2.5\% of the 32 students are expected to score 80 or more. This gives us 32\left(0.025\right)=0.8. If the data is approximately normal, not even one student will score above an 80 in a class of 32.

We can use the empirical rule to check the reasonableness of this solution. According to the rule, 95\% of the students will receive scores between 64 and 80 because these are 2 standard deviations from the mean. 32\cdot 0.95=30.4 Because of the rounding error, there are still 2 students that scored below 64 or above 80 on the test. A conclusion that 1 student scored 80 or above on the test would still be valid.

Find and interpret the z-score for the 60-inch height requirement relative to the average American male heights.

The average height of men and women are different, and the standard deviations of the heights are different as well. We can compare the heights of men and women by using z-scores to standardize the measurements.

To find the z-score, we can use the formula z=\dfrac{x-\mu}{\sigma} with the given height requirement, mean, and standard deviation of male heights.

From the given information, we know x=60, \mu=70, and \sigma=3.

The z-score is z=\dfrac{60-70}{3}\approx -3.33.

The height restriction of 60 inches is more than three standard deviations below the average male height.

We can use the normal distribution of this data to check our answer.

The data value of 60 does lie 3\frac{1}{3} standard deviations below the mean.

Find and interpret the z-score for the 60-inch height requirement relative to the average American female heights.

To find the z-score, we can use the formula z=\dfrac{x-\mu}{\sigma} with the given height requirement, mean, and standard deviation of male heights.

From the given information, we know x=60, \mu=62.5, and \sigma=2.5.

The z-score for women's height is z=\dfrac{60-62.5}{2.5}=-1.

For women, the height restriction of 60 inches is only 1 standard deviation below the average female height.

Compare the percentage of male riders who can ride this ride to the percentage of female riders who can ride.

Because we have the z-scores, we can graph the position of restriction relative to the men's heights and the women's heights on the same standard normal curve.

Using the empirical rule, we can estimate that more than 99.85\% of men will be able to ride this ride. However, only 84\% of women will be able to ride.

Determine the z-score of a time of 83 seconds. Round your answer to two decimal places.

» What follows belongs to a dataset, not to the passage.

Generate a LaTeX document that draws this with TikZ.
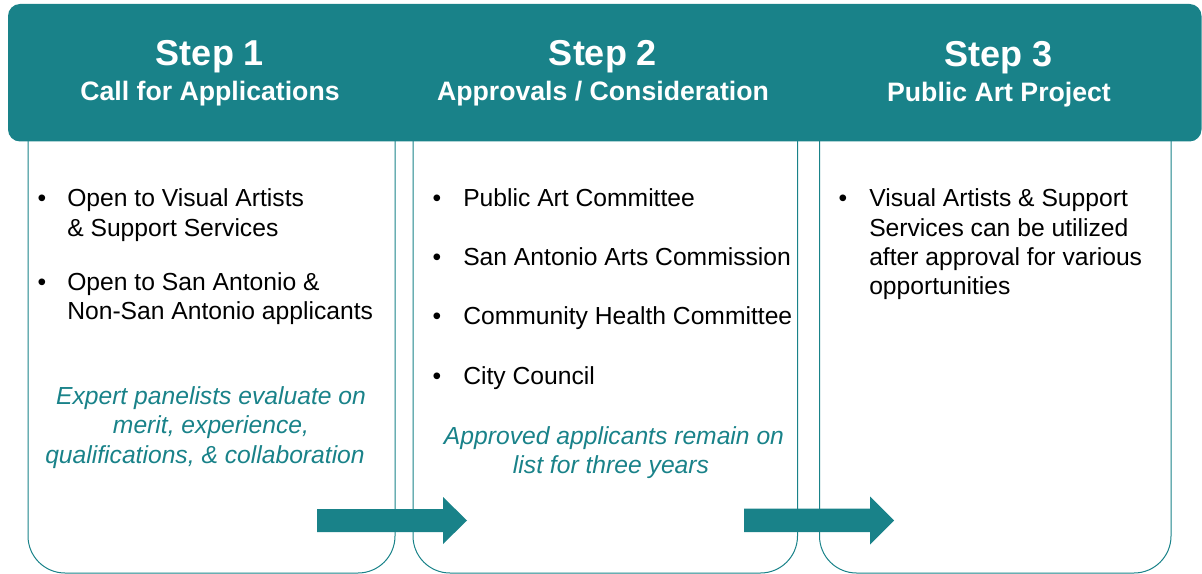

To find the z-score, we can use the formula z=\dfrac{x-\mu}{\sigma} with the given time in seconds, the mean, and the standard deviation of time in seconds.

From the given information, we know x=83, \mu=75, and \sigma=6.

The z-score of a time of 83 seconds is z=\dfrac{83-75}{6}=1.33.

Running 400\text{ m} in 83 seconds is 1.33 standard deviations above the sprinter's average time of 75 seconds. This also tells us she ran slower than she normally does.

The table below shows the area under the standard normal curve to the left of a given z-score. Use the table to find the probability that it takes the runner more than 83 seconds to run 400\text{ m}.

The probability that it takes the runner more than 83 seconds to run 400\text{ m} can be represented by P\left(X>83\right) or P\left(z>1.33\right). This will be the area to the right of the z-score, but the table shows the area to the left of it. Since the total area under the curve is 1, we can subtract the area found in table from 1.

Using the table, we need to find the row that represents the whole number and the tenths place, 1.3. Then, we find the column that represents the hundredths place, 0.03.

Remember, this is the area of the curve to the left of 1.33. We want the area of the curve to the right of it. Since the probabilities sum to 1, we need to subtract this probability from 1. 1-0.9082=0.0918 The probability that it takes the runner more than 83 seconds to run 400\text{ m} is 9.18\%.

Use technology to verify your answer.

One technological tool we can use to verify this answer is Geogebra's probability calculator.

By default, Normal distribution is selected from the drop down menu, and the mean and standard deviation are set to the standard normal distribution.

Since we want to know the area to the right of the given z-score, we need to select the left bracket. Then, we will enter the z-score of 1.33 in the blank for the probability. After that, we need to press "Enter" for it to calculate the probability.

This verifies that our answer of 9.18\% is correct.

Due to rounding error, using raw data with normal distribution will be slightly different.